COVID More Severe in Rural Areas

The National COVID Cohort Collaborative (N3C) within NIH, reveals how the pandemic has widened the gap between rural and urban health outcomes.

Rural health researchers have examined N3C patient health records from every state representing 44 health systems, between January 2020 and June 2021.

They compared COVID related hospitalizations and morality rates for people in rural areas to people in urban areas. The N3C data included information on 1,033,329 people diagnosed with COVID including 186,882 people hospitalized with COVID.

Given the lack of prior SARS-CoV-2 exposure in rural and urban populations alike, investigators expected to see similar health outcomes across communities. What they found was just the opposite.

Even after adjusting for demographic differences and comorbidities, people with COVID in rural areas were significantly more likely than those in urban areas to be hospitalized. In rural communities near urban areas, people with COVID were 18% more likely to be in urban areas and be hospitalized then those who lived far from urban areas as they were 29% more likely to be hospitalized.

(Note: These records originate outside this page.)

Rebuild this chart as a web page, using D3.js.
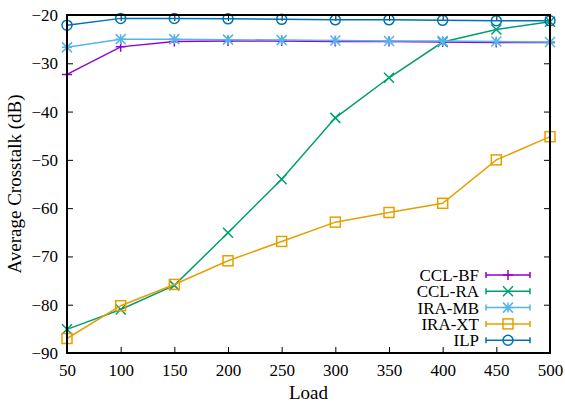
<!DOCTYPE html>
<html>
<head>
<meta charset="UTF-8">
<title>Average Crosstalk</title>
<style>
  body { margin: 0; background: #fff; }
  svg { display: block; font-family: "Liberation Serif", "DejaVu Serif", serif; }
  .tick text { font-size: 17px; fill: #000; font-family: "Liberation Serif", serif; }
</style>
</head>
<body>
<div id="chart"></div>
<script src="https://d3js.org/d3.v7.min.js"></script>
<script>
// load values on the x axis
const loads = [50, 100, 150, 200, 250, 300, 350, 400, 450, 500];

// average crosstalk (dB) per algorithm
const cclBF = [-32.3, -26.6, -25.5, -25.4, -25.4, -25.5, -25.5, -25.6, -25.7, -25.7];
const cclRA = [-85.1, -81.0, -76.0, -65.1, -54.0, -41.3, -33.0, -25.6, -23.0, -21.4];
const iraMB = [-26.7, -25.0, -25.0, -25.1, -25.2, -25.3, -25.4, -25.4, -25.5, -25.6];
const iraXT = [-87.0, -80.2, -75.8, -70.9, -66.9, -62.9, -60.9, -59.0, -50.0, -45.2];
const ilp   = [-22.1, -20.7, -20.7, -20.8, -20.9, -21.0, -21.0, -21.1, -21.2, -21.2];

const seriesNames = ["CCL-BF", "CCL-RA", "IRA-MB", "IRA-XT", "ILP"];
const seriesValues = [cclBF, cclRA, iraMB, iraXT, ilp];
const seriesColors = ["#9400d3", "#009e73", "#56b4e9", "#e69f00", "#0072b2"];
const seriesMarks = ["plus", "cross", "star", "square", "circle"];

const xTicks = [50, 100, 150, 200, 250, 300, 350, 400, 450, 500];
const yTicks = [-90, -80, -70, -60, -50, -40, -30, -20];

const width = 565, height = 405;
const margin = {top: 15, right: 15, bottom: 52, left: 67};
const iw = width - margin.left - margin.right;
const ih = height - margin.top - margin.bottom;

const svg = d3.select("#chart").append("svg")
    .attr("width", width)
    .attr("height", height);

const g = svg.append("g")
    .attr("transform", `translate(${margin.left},${margin.top})`);

const x = d3.scaleLinear().domain([50, 500]).range([0, iw]);
const y = d3.scaleLinear().domain([-90, -20]).range([ih, 0]);

// axes with inward ticks, mirrored on top/right
const tl = 6;
function clean(a) {
  a.attr("font-family", null).attr("font-size", null);
  a.select(".domain").remove();
}
g.append("g").attr("transform", `translate(0,${ih})`)
    .call(d3.axisBottom(x).tickValues(xTicks).tickSizeInner(-tl).tickSizeOuter(0).tickPadding(11))
    .call(clean);
g.append("g")
    .call(d3.axisLeft(y).tickValues(yTicks).tickSizeInner(-tl).tickSizeOuter(0).tickPadding(9))
    .call(clean);
g.append("g")
    .call(d3.axisTop(x).tickValues(xTicks).tickSizeInner(-tl).tickSizeOuter(0).tickFormat(""))
    .call(clean);
g.append("g").attr("transform", `translate(${iw},0)`)
    .call(d3.axisRight(y).tickValues(yTicks).tickSizeInner(-tl).tickSizeOuter(0).tickFormat(""))
    .call(clean);
g.selectAll(".tick line").attr("stroke", "#000").attr("stroke-width", 1);

// marker shapes
function marker(sel, type, color) {
  const s = 5;
  if (type === "plus") {
    sel.append("path").attr("d", `M${-s},0H${s}M0,${-s}V${s}`);
  } else if (type === "cross") {
    sel.append("path").attr("d", `M${-s},${-s}L${s},${s}M${-s},${s}L${s},${-s}`);
  } else if (type === "star") {
    sel.append("path").attr("d", `M${-s},0H${s}M0,${-s}V${s}M${-s},${-s}L${s},${s}M${-s},${s}L${s},${-s}`);
  } else if (type === "square") {
    sel.append("rect").attr("x", -s).attr("y", -s).attr("width", 2 * s).attr("height", 2 * s);
  } else {
    sel.append("circle").attr("r", s);
  }
  sel.selectAll("*").attr("fill", "none").attr("stroke", color).attr("stroke-width", 1.5);
}

const line = d3.line().x((d, i) => x(loads[i])).y(d => y(d));

seriesValues.forEach((vals, k) => {
  const col = seriesColors[k];
  g.append("path")
      .datum(vals)
      .attr("d", line)
      .attr("fill", "none")
      .attr("stroke", col)
      .attr("stroke-width", 1.5);
  vals.forEach((v, i) => {
    const m = g.append("g").attr("transform", `translate(${x(loads[i])},${y(v)})`);
    marker(m, seriesMarks[k], col);
  });
});

// border
g.append("rect")
    .attr("width", iw).attr("height", ih)
    .attr("fill", "none").attr("stroke", "#000").attr("stroke-width", 2);

// legend
const legend = svg.append("g").attr("transform", "translate(0,275)");
seriesNames.forEach((name, k) => {
  const row = legend.append("g").attr("transform", `translate(0,${k * 16.3})`);
  row.append("text")
      .attr("x", 479).attr("y", 0).attr("dy", "0.35em")
      .attr("text-anchor", "end")
      .style("font-size", "17px")
      .text(name);
  row.append("path")
      .attr("d", "M486,0H530M486,-3V3M530,-3V3")
      .attr("fill", "none").attr("stroke", seriesColors[k]).attr("stroke-width", 1.5);
  const m = row.append("g").attr("transform", "translate(508,0)");
  marker(m, seriesMarks[k], seriesColors[k]);
});

// axis titles
svg.append("text")
    .attr("x", margin.left + iw / 2).attr("y", 399)
    .attr("text-anchor", "middle")
    .style("font-size", "19px")
    .text("Load");
svg.append("text")
    .attr("transform", `translate(21,${margin.top + ih / 2}) rotate(-90)`)
    .attr("text-anchor", "middle")
    .style("font-size", "19px")
    .text("Average Crosstalk (dB)");
</script>
</body>
</html>
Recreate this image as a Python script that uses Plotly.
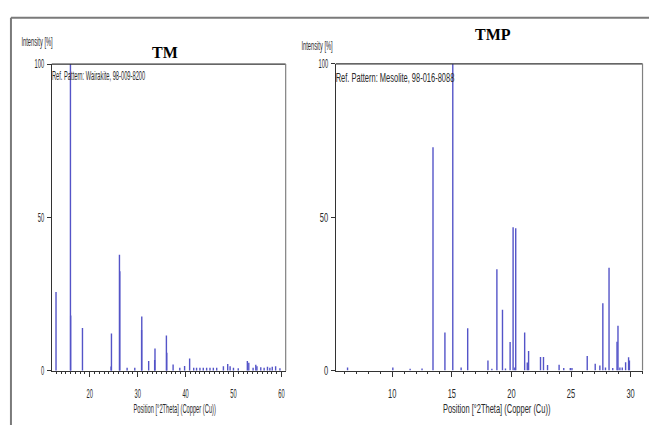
import plotly.graph_objects as go

# Reference stick patterns: peak position (deg 2-theta) and relative intensity (%)
tm_pos = [12.96, 15.97, 16.02, 18.48, 24.45, 24.53, 26.20, 26.28, 27.8, 29.4,
          30.82, 30.86, 32.3, 33.55, 33.62, 36.0, 36.08, 37.4, 38.8, 39.8,
          40.85, 41.7, 42.3, 43.0, 43.7, 44.4, 45.1, 45.8, 46.5, 47.9,
          48.8, 49.3, 50.0, 51.0, 52.9, 53.2, 54.1, 54.66, 54.9, 55.7,
          56.4, 57.1, 57.6, 58.1, 58.8, 59.7]
tm_int = [25.7, 100, 18.0, 14.0, 1.4, 12.2, 37.8, 32.5, 1.0, 1.0,
          13.3, 17.7, 3.2, 3.5, 7.3, 11.5, 5.9, 2.1, 1.0, 1.6,
          4.0, 1.0, 1.0, 1.0, 1.0, 1.0, 1.0, 1.0, 1.0, 1.5,
          2.2, 1.5, 1.0, 0.8, 3.2, 2.6, 1.0, 2.0, 1.5, 1.2,
          1.0, 1.3, 1.0, 1.3, 1.5, 0.8]

tmp_pos = [6.25, 10.05, 11.5, 12.5, 13.42, 14.42, 15.08, 15.78, 16.33, 18.03,
           18.36, 18.78, 19.25, 19.5, 19.89, 20.14, 20.28, 20.36, 21.11, 21.33,
           21.44, 22.44, 22.69, 23.03, 24.0, 24.39, 24.94, 25.08, 26.36, 27.03,
           27.42, 27.67, 27.89, 28.19, 28.5, 28.86, 28.94, 29.1, 29.3, 29.58,
           29.83, 29.9]
tmp_int = [1.0, 1.0, 0.6, 0.7, 72.8, 12.4, 100, 1.0, 13.8, 3.3,
           0.6, 33.0, 19.8, 0.7, 9.3, 46.7, 1.0, 46.4, 12.4, 2.6,
           6.4, 4.4, 4.4, 1.8, 1.9, 0.8, 0.8, 0.8, 4.7, 2.2,
           1.6, 21.9, 1.0, 33.5, 0.8, 9.4, 14.6, 1.0, 1.0, 2.7,
           4.3, 3.3]

W, H = 652, 432
STICK = "#5454c8"
FRAME_DARK = "#333333"
FRAME_GRAY = "#808080"
SANS = "Liberation Sans, Arial, sans-serif"
TICK_FONT = dict(family=SANS, size=12.5, color="#2a2a2a")
LABEL_FONT = dict(family=SANS, size=12.5, color="#2a2a2a")


def px(x):
    return x / W


def py(y):
    return 1 - y / H


def sticks(pos, inten):
    xs, ys = [], []
    for p, v in zip(pos, inten):
        xs += [p, p, None]
        ys += [0, v, None]
    return xs, ys


fig = go.Figure()

x1, y1 = sticks(tm_pos, tm_int)
fig.add_trace(go.Scatter(x=x1, y=y1, mode="lines", line=dict(color=STICK, width=1.4),
                         xaxis="x", yaxis="y", hoverinfo="skip", showlegend=False))
x2, y2 = sticks(tmp_pos, tmp_int)
fig.add_trace(go.Scatter(x=x2, y=y2, mode="lines", line=dict(color=STICK, width=1.4),
                         xaxis="x2", yaxis="y2", hoverinfo="skip", showlegend=False))

common_x = dict(showgrid=False, zeroline=False, showline=True, linecolor=FRAME_DARK, linewidth=1.2,
                ticks="outside", ticklen=5, tickcolor=FRAME_DARK, tickfont=TICK_FONT,
                ticklabelstandoff=6,
                minor=dict(ticks="outside", ticklen=2, tickcolor=FRAME_DARK, dtick=1))
common_y = dict(showgrid=False, zeroline=False, showline=True, linecolor=FRAME_DARK, linewidth=1.2,
                ticks="outside", ticklen=4, tickcolor=FRAME_DARK, tickfont=TICK_FONT,
                tickvals=[0, 50, 100], range=[0, 100])

fig.update_layout(
    width=W, height=H, autosize=False,
    margin=dict(l=0, r=0, t=0, b=0),
    paper_bgcolor="white", plot_bgcolor="white",
    xaxis=dict(domain=[px(52), px(287)], range=[12.07, 60.9], anchor="y",
               tickvals=[20, 30, 40, 50, 60], **common_x),
    yaxis=dict(domain=[py(376), py(59)], anchor="x", **common_y),
    xaxis2=dict(domain=[px(337.3), px(645.5)], range=[5.26, 31.0], anchor="y2",
                tickvals=[10, 15, 20, 25, 30], **common_x),
    yaxis2=dict(domain=[py(375.7), py(58.7)], anchor="x2", **common_y),
)

shapes = []
# Top and right sides of each plot frame
for xr, yr in (("x domain", "y domain"), ("x2 domain", "y2 domain")):
    shapes.append(dict(type="line", xref=xr, yref=yr, x0=0, x1=1, y0=1, y1=1,
                       line=dict(color=FRAME_DARK, width=1.2)))
    shapes.append(dict(type="line", xref=xr, yref=yr, x0=1, x1=1, y0=0, y1=1,
                       line=dict(color=FRAME_GRAY, width=1.2)))
# Outer page border (top and left)
shapes.append(dict(type="line", xref="paper", yref="paper", x0=px(11), x1=1, y0=py(11), y1=py(11),
                   line=dict(color="#7a7a7a", width=2)))
shapes.append(dict(type="line", xref="paper", yref="paper", x0=px(11), x1=px(11), y0=py(11), y1=0,
                   line=dict(color="#7a7a7a", width=2)))
fig.update_layout(shapes=shapes)

ann = [
    dict(text="<b>TM</b>", x=px(166), y=py(47), font=dict(family="Liberation Serif", size=16, color="black")),
    dict(text="<b>TMP</b>", x=px(495), y=py(28), font=dict(family="Liberation Serif", size=16, color="black")),
    dict(text="Intensity [%]", x=px(37.5), y=py(36), font=LABEL_FONT),
    dict(text="Intensity [%]", x=px(318), y=py(40), font=LABEL_FONT),
    dict(text="Ref. Pattern: Wairakite, 98-009-8200", x=px(99), y=py(71), font=LABEL_FONT),
    dict(text="Ref. Pattern: Mesolite, 98-016-8088", x=px(396.5), y=py(73), font=LABEL_FONT),
    dict(text="Position [°2Theta] (Copper (Cu))", x=px(175.5), y=py(415), font=LABEL_FONT),
    dict(text="Position [°2Theta] (Copper (Cu))", x=px(499), y=py(415), font=LABEL_FONT),
]
for a in ann:
    a.update(xref="paper", yref="paper", xanchor="center", yanchor="middle", showarrow=False)
fig.update_layout(annotations=ann)

# The instrument software prints its labels in a narrow face: squeeze the sans-serif
# labels horizontally about their anchor (left panel narrower than right panel).
condense = """
var gd = document.getElementById('{plot_id}');
var sel = '.xtick text, .ytick text, .x2tick text, .y2tick text, .annotation-text';
gd.querySelectorAll(sel).forEach(function (t) {
  var s = t.textContent;
  if (s === 'TM' || s === 'TMP') { return; }
  var r = t.getBoundingClientRect();
  var k = (r.left + r.width / 2) < 326 ? 0.46 : 0.6;
  var b = t.getBBox();
  var anchor = t.getAttribute('text-anchor') || 'start';
  var ax = anchor === 'middle' ? b.x + b.width / 2 : (anchor === 'end' ? b.x + b.width : b.x);
  var old = t.getAttribute('transform') || '';
  t.setAttribute('transform', old + ' translate(' + ax + ',0) scale(' + k + ',1) translate(' + (-ax) + ',0)');
});
"""

fig.write_html("out.html", post_script=condense)
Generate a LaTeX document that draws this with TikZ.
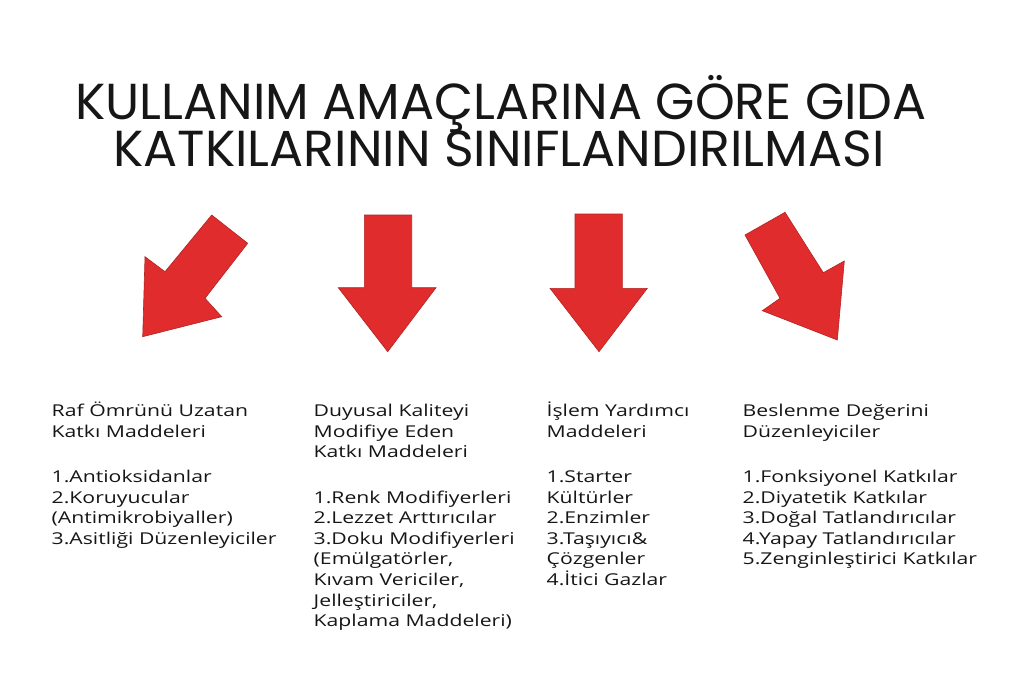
\documentclass[tikz,border=0pt]{standalone}
\usepackage{fontspec}
\setmainfont{Open Sans}[FakeStretch=1.3]
\newfontfamily\titlefont{Poppins}
\usepackage{tikz}
\usetikzlibrary{positioning}
\usepackage{xcolor}
\definecolor{arrowred}{RGB}{224,44,44}
\definecolor{ink}{RGB}{22,22,22}

\tikzset{
  blockarrow/.style={fill=arrowred, draw=arrowred!80!black, line width=0.6pt, line join=miter},
  title/.style={font=\titlefont\fontsize{50.6}{56}\selectfont, text=ink, anchor=base, inner sep=0pt},
  colhead/.style={font=\fontsize{16.3}{20.6}\selectfont, text=ink, align=left, anchor=base west, inner sep=0pt},
  collist/.style={colhead}
}

\begin{document}
\begin{tikzpicture}[x=1pt,y=-1pt] %% 1 unit = 1 px of the picture
            \useasboundingbox[fill=white] (0,0) rectangle (1024,695);

            \node[title] (titleA) at (501,119.5) {KULLANIM AMAÇLARINA GÖRE GIDA};
            \node[title] (titleB) at (499,166.5) {KATKILARININ SINIFLANDIRILMASI};

            % arrows
            \draw[blockarrow] (211.7,215) -- (247.7,243.3) -- (205,298.3) -- (221.7,316.7) -- (142.7,336.7) -- (145,256.7) -- (165,271.7) -- cycle;
            \draw[blockarrow] (364.3,215) -- (411.7,215) -- (411.7,287.7) -- (436,287.7) -- (387.7,351.7) -- (338.3,287.7) -- (364.3,287.7) -- cycle;
            \draw[blockarrow] (575,214) -- (622.3,214) -- (622.3,288.3) -- (647.3,288.3) -- (599,351.7) -- (550,288.3) -- (575,288.3) -- cycle;
            \draw[blockarrow] (785,212.3) -- (823.3,272.7) -- (844.3,261) -- (837.3,340) -- (762.3,310.7) -- (780,298.3) -- (745,235) -- cycle;

            % columns (nodes sit on the baseline of their last line)
            \node[colhead] (shelf) at (51.5,437.1) {Raf Ömrünü Uzatan\\Katkı Maddeleri};
            \node[collist] (shelflist) at (51.5,544.3) {1.Antioksidanlar\\2.Koruyucular\\(Antimikrobiyaller)\\3.Asitliği Düzenleyiciler};

            \node[colhead] (sense) at (313.5,457.7) {Duyusal Kaliteyi\\Modifiye Eden\\Katkı Maddeleri};
            \node[collist] (senselist) at (313.5,626.6) {1.Renk Modifiyerleri\\2.Lezzet Arttırıcılar\\3.Doku Modifiyerleri\\(Emülgatörler,\\Kıvam Vericiler,\\Jelleştiriciler,\\Kaplama Maddeleri)};

            \node[colhead] (process) at (546.5,437.1) {İşlem Yardımcı\\Maddeleri};
            \node[collist] (processlist) at (546.5,585.5) {1.Starter\\Kültürler\\2.Enzimler\\3.Taşıyıcı\&\\Çözgenler\\4.İtici Gazlar};

            \node[colhead] (diet) at (742.5,437.1) {Beslenme Değerini\\Düzenleyiciler};
            \node[collist] (dietlist) at (742.5,564.9) {1.Fonksiyonel Katkılar\\2.Diyatetik Katkılar\\3.Doğal Tatlandırıcılar\\4.Yapay Tatlandırıcılar\\5.Zenginleştirici Katkılar};
\end{tikzpicture}
\end{document}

Mortality rates showed an even sharper disparity. After adjustments, rural residents no matter how near they lived to urban areas were about 36% more likely than urban residents to die within 90 days after COVID hospitalization. The researchers say that the findings call for a closer look at the role that issues such as care delays and environmental risk factors may play in having worse rural COVID outcomes.

According to Ali Khan M.D., Professor in the Department of Epidemiology, University of Nebraska Medical Center, “This study highlights the need for public health to better focus on disparities in COVID health outcomes among rural communities, including addressing prevention strategies such as increased vaccination.”